Specifically, the provisions of the ECJ’s judgment prohibit all conformity assessment bodies established in the European Union or the European Economic Area who wish to obtain accreditation from submitting an application “to a national accreditation body other than that of the Member State in which it is established”. According to the ECJ, “nor do those provisions allow a conformity assessment body to obtain accreditation from a body established in a third State for the purpose of carrying out its activity in the European Union.”
Exceptions are permitted only within the narrow provisions of Article 7 of Regulation (EC) No 765/2008. Accreditations from third countries in Europe therefore violate mandatory Union law and are unlawful. The judgment in Case C-142/20 (Analisi G. Caracciolo ./. Accredia, ECLI:EU:C:2021:368) can be found at the following link:
DAkkS welcomes ECJ decision
“With this judgment, the ECJ strengthens the European accreditation system on the basis of the EU regulation. This is good news and now provides legal clarity in many disputed areas”, says DAkkS Chief Executive Officer Stephan Finke, commenting on the court’s decision.
In terms of uniform and harmonised implementation by the accreditation bodies of the EU, this decision of the ECJ gives rise to a number of detailed questions with respect to enforcement and a common understanding of the judgement, in particular concerning the transition periods for the validity of conformity assessment results based on such accreditations for bodies established in the EU.

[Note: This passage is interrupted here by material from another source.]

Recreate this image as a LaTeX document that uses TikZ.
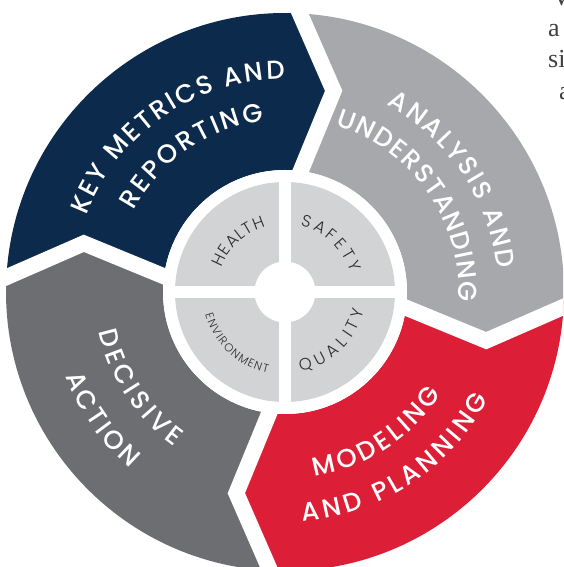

“DAkkS will be looking into these issues in the near future, in close consultation with the other national accreditation bodies in Europe and with the European accreditation organisation EA,” says Finke.
DAkkS advises conformity assessment bodies which currently hold accreditation exclusively or additionally from private accreditation bodies from third countries to get in touch without delay. This will ensure a coordinated transfer by mutual agreement of these cases of accreditation to DAkkS.